アウトドア料理に「炭」は欠かせません。わたしが炭を使って料理を始めたのは、30年くらい前のこと。当時は、同級生たちと山梨県道志村の河原でよくキャンプをしていました。

 最初はシンプルに焼くだけの焼肉的な料理ばかりでしたが、『Made in USA Catalog』の世界観の格好良さがメディアで盛んに取り上げられていた時代だったこともあり、次第に「アメリカンなBBQ料理」を意識して作るようになりました。当時はアウトドアの経験や知識だけでなく、情報も少なく、ましてや炭の種類にもこだわりはありませんでした。

■炭は大きく2つの種類に分けられる

立派な鮎は田辺市大塔村の名産のひとつ。清流が今も残る証拠といえる

 以来、さまざまな炭火料理を作っているうちに、炭には大きく分けて2種類あることに気がつきました。白炭と黒炭です。炭の代表格「備長炭」は白炭、皆さんもよく使う「なら炭」などは黒炭に分類され、それぞれに特徴があります。

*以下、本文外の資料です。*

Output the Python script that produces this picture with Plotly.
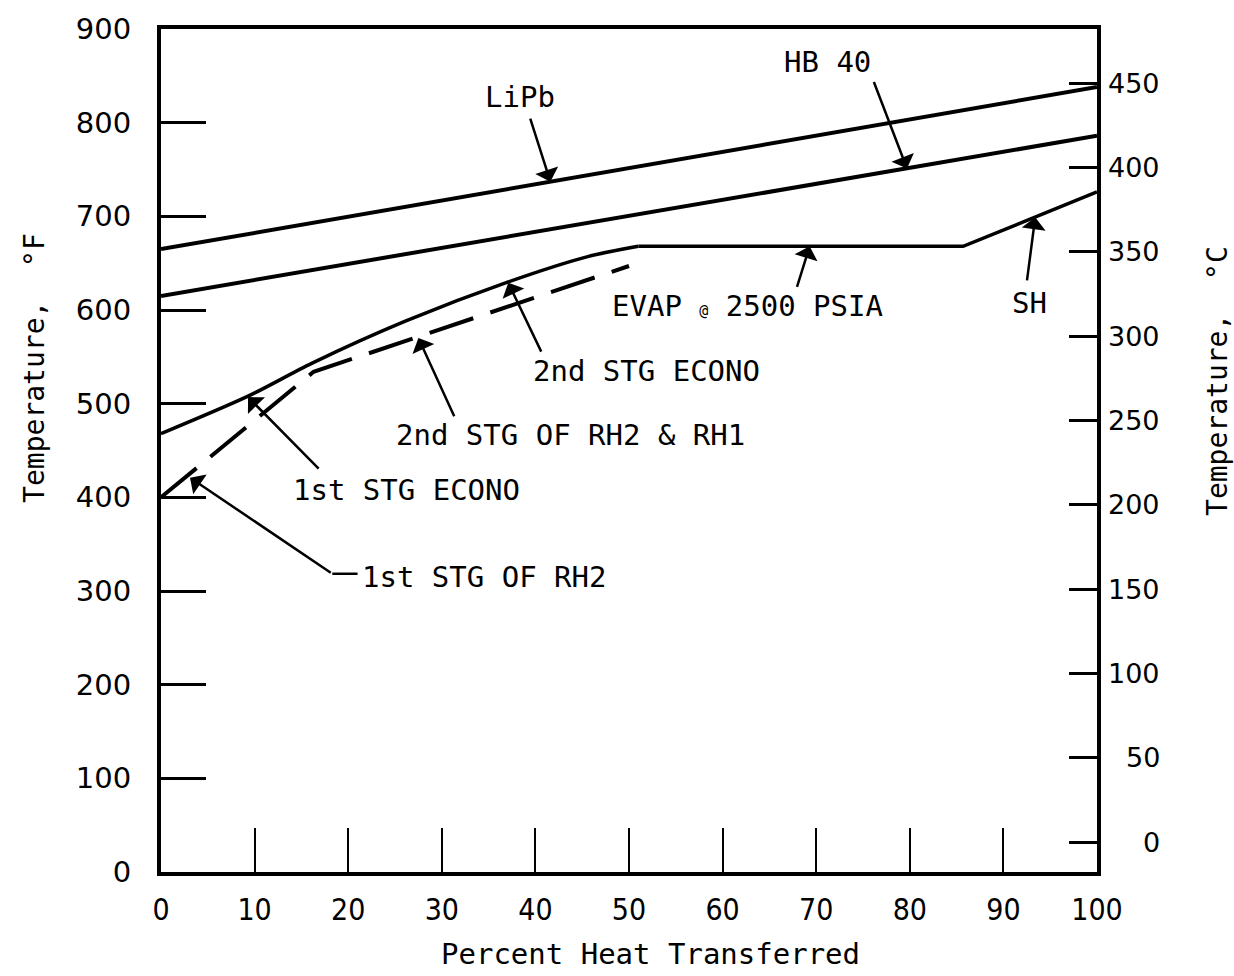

 炭の違いを意識しながら肉を焼いてみると、「どの炭が美味しく肉を焼き上げるか?」が実感できます。黒炭よりも備長炭などの白炭を使った方が、遠赤外線効果が強く、美味しく食材が焼き上がるのです。

いい炭と肉があれば、あとは焼くだけで間違いない

 備長炭のなかでも、もっとも有名なものは「紀州備長炭」でしょう。この炭は紀州田辺(現在の和歌山県田辺市)が発祥です。江戸時代から品質の高さに定評のあった田辺産の炭に、炭問屋が「備長炭」と名付けたことで日本中に広まったそうです。備長炭に400年以上もの歴史があるとは驚きですね。